Em geral, não estamos no estado de Sábado. Nem podemos ser introduzidos nele sem o auxílio de meios externos. É este o uso e o valor da observância formal do Sábado: adiantar-se, preparar o caminho, despertar o interesse e permitir a compreensão do que é, verdadeiramente, o Sábado. Por esta razão é necessário que, desde criança, sejamos exercitados no cumprimento das regras externas de guardar esse dia, o que nos ajudará a sentir e apreciar as coisas do céu. Devemos ser conduzidos à esfera de santidade que se encontra no culto dominical, para que as portas do influxo celeste se abram para nós. E à medida que vamos avançando em idade, devemos aprender por esforço próprio, a estabelecer o hábito de comparecer ao Templo, de ler e refletir sobre os assuntos espirituais, dando assim demonstrações externas de nosso sincero desejo de reconhecer a inteira dependência em que estamos do Senhor.
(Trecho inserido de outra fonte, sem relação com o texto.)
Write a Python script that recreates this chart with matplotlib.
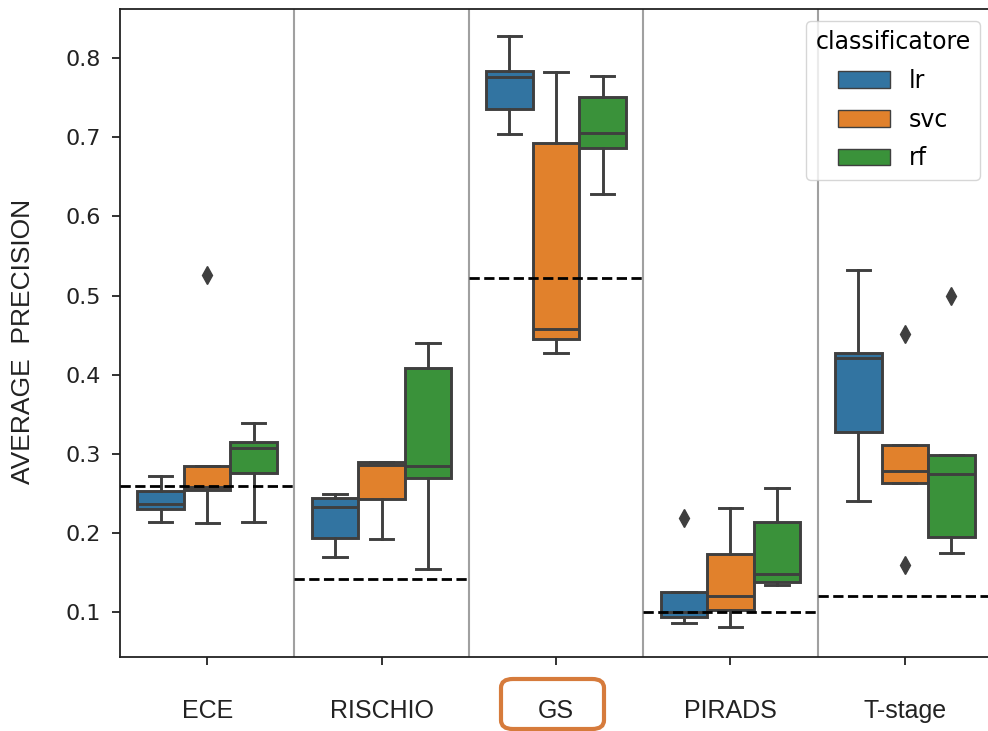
import matplotlib
matplotlib.use("Agg")
import matplotlib.pyplot as plt
from matplotlib.patches import Patch, FancyBboxPatch

plt.rcParams["font.family"] = ["DejaVu Sans"]

# ---------------- data ----------------
categories = ["ECE", "RISCHIO", "GS", "PIRADS", "T-stage"]
classifiers = ["lr", "svc", "rf"]

# per category: [lr, svc, rf]
whislo = [[0.2145, 0.2125, 0.2145],
          [0.1695, 0.1922, 0.1543],
          [0.7040, 0.4280, 0.6286],
          [0.0869, 0.0818, 0.1345],
          [0.2410, 0.2630, 0.1745]]
q1 = [[0.2310, 0.2545, 0.2760],
      [0.1935, 0.2428, 0.2701],
      [0.7356, 0.4453, 0.6863],
      [0.0937, 0.1029, 0.1387],
      [0.3282, 0.2630, 0.1955]]
med = [[0.2365, 0.2580, 0.3070],
       [0.2334, 0.2860, 0.2849],
       [0.7760, 0.4576, 0.7060],
       [0.1008, 0.1210, 0.1480],
       [0.4210, 0.2789, 0.2748]]
q3 = [[0.2530, 0.2850, 0.3145],
      [0.2440, 0.2900, 0.4083],
      [0.7840, 0.6926, 0.7507],
      [0.1253, 0.1737, 0.2145],
      [0.4270, 0.3114, 0.2988]]
whishi = [[0.2726, 0.2850, 0.3388],
          [0.2490, 0.2900, 0.4407],
          [0.8282, 0.7823, 0.7768],
          [0.1253, 0.2322, 0.2567],
          [0.5325, 0.3114, 0.2988]]
fliers = [[[], [0.526], []],
          [[], [], []],
          [[], [], []],
          [[0.2195], [], []],
          [[], [0.4513, 0.1598], [0.4997]]]
baseline = [0.260, 0.1417, 0.522, 0.1008, 0.1206]

colors = ["#3274a1", "#e1812c", "#3a923a"]
edge = "#3f3f3f"

# ---------------- figure ----------------
W, H = 988, 731
fig = plt.figure(figsize=(W / 100, H / 100), dpi=100)
ax = fig.add_axes([120 / W, (H - 657) / H, 872 / W, 648 / H])

n_h = len(classifiers)
bw = 0.8 / n_h
for i, cat in enumerate(categories):
    for j, cl in enumerate(classifiers):
        st = dict(med=med[i][j], q1=q1[i][j], q3=q3[i][j],
                  whislo=whislo[i][j], whishi=whishi[i][j],
                  fliers=fliers[i][j])
        pos = i + (j - (n_h - 1) / 2) * bw
        ax.bxp([st], positions=[pos], widths=bw, patch_artist=True,
               showfliers=True, manage_ticks=False,
               boxprops=dict(facecolor=colors[j], edgecolor=edge, linewidth=2.1),
               whiskerprops=dict(color=edge, linewidth=2.1),
               capprops=dict(color=edge, linewidth=2.1),
               medianprops=dict(color=edge, linewidth=2.1),
               flierprops=dict(marker="d", markerfacecolor=edge,
                               markeredgecolor=edge, markersize=9))

# separators between categories
for i in range(len(categories) - 1):
    ax.axvline(i + 0.5, color="#a0a0a0", lw=1.5, zorder=0.5)

# baselines (dashed)
for i, b in enumerate(baseline):
    ax.hlines(b, i - 0.5, i + 0.5, colors="black", linestyles="--",
              lw=2, zorder=5)

ax.set_xlim(-0.5, len(categories) - 0.5)
ax.set_ylim(0.0435, 0.862)
ax.set_xticks(range(len(categories)))
ax.set_xticklabels(categories, fontsize=18, family="Liberation Sans")
ax.set_yticks([0.1, 0.2, 0.3, 0.4, 0.5, 0.6, 0.7, 0.8])
ax.set_yticklabels(["0.1", "0.2", "0.3", "0.4", "0.5", "0.6", "0.7", "0.8"],
                   fontsize=16)
ax.tick_params(axis="x", length=6, width=1.3, pad=24, colors="#222222")
ax.tick_params(axis="y", length=6, width=1.3, pad=8, colors="#222222")
for s in ax.spines.values():
    s.set_linewidth(1.3)
    s.set_color("#222222")

ax.set_ylabel("AVERAGE  PRECISION", fontsize=19, family="Liberation Sans",
              color="#222222")
ax.yaxis.set_label_coords(-0.098, 0.487)

handles = [Patch(facecolor=c, edgecolor=edge, linewidth=1, label=l)
           for c, l in zip(colors, classifiers)]
leg = ax.legend(handles=handles, title="classificatore", loc="upper right",
                fontsize=17, title_fontsize=17, framealpha=0.8,
                handlelength=2.2, handleheight=0.7, labelspacing=0.62,
                borderaxespad=0.5)
leg.get_frame().set_edgecolor("#cccccc")

# orange highlight around the GS label
fig.patches.append(FancyBboxPatch((501 / W, (H - 729) / H), 103 / W, 50 / H,
                                  boxstyle="round,pad=0,rounding_size=0.012",
                                  transform=fig.transFigure, fill=False,
                                  edgecolor="#d67b3c", linewidth=3))

fig.savefig("out.png", dpi=100)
De nenhum outro modo poderemos ser iniciados nesse desejo. De nenhum outro modo pode ele ser preservado, fortalecido e confirmado em nós. O valor atribuído às formas específicas de observância do Sábado deve ser medido pelo grau em que elas servem a este uso. Assim elas adquirem grande importância e devem ser tratadas com respeito, com reverencia, e observadas com consciência. Não é desta espécie de cumprimento das formalidades externas que devemos procurar nos libertar, porque, como servas do Senhor, elas são indispensáveis. É só quando elas passam a ser consideradas como um fim em si mesmas, quando a sua observância externa é erradamente tomada pela guarda espiritual do Sábado, quando a sua adoção é imposta como verdadeira exigência do espírito do Sábado, é somente então que a elas se aplica o que está no íntimo das palavras do Senhor aos fariseus: “Se soubésseis o que significa ‘Misericórdia quero e não sacrifício’, não condenaríeis os inocentes. Porque o Filho do Homem até do Sábado é Senhor”.
Toda religião está incluída na verdadeira observância do Sábado. Sem isso a Igreja não pode ser estabelecida. A vida espiritual e os frutos da Redenção do Senhor só podem ser dados na medida em que os homens obedecem o mandamento divino: “Lembra-te do dia do Sábado para o santificar”. Amém.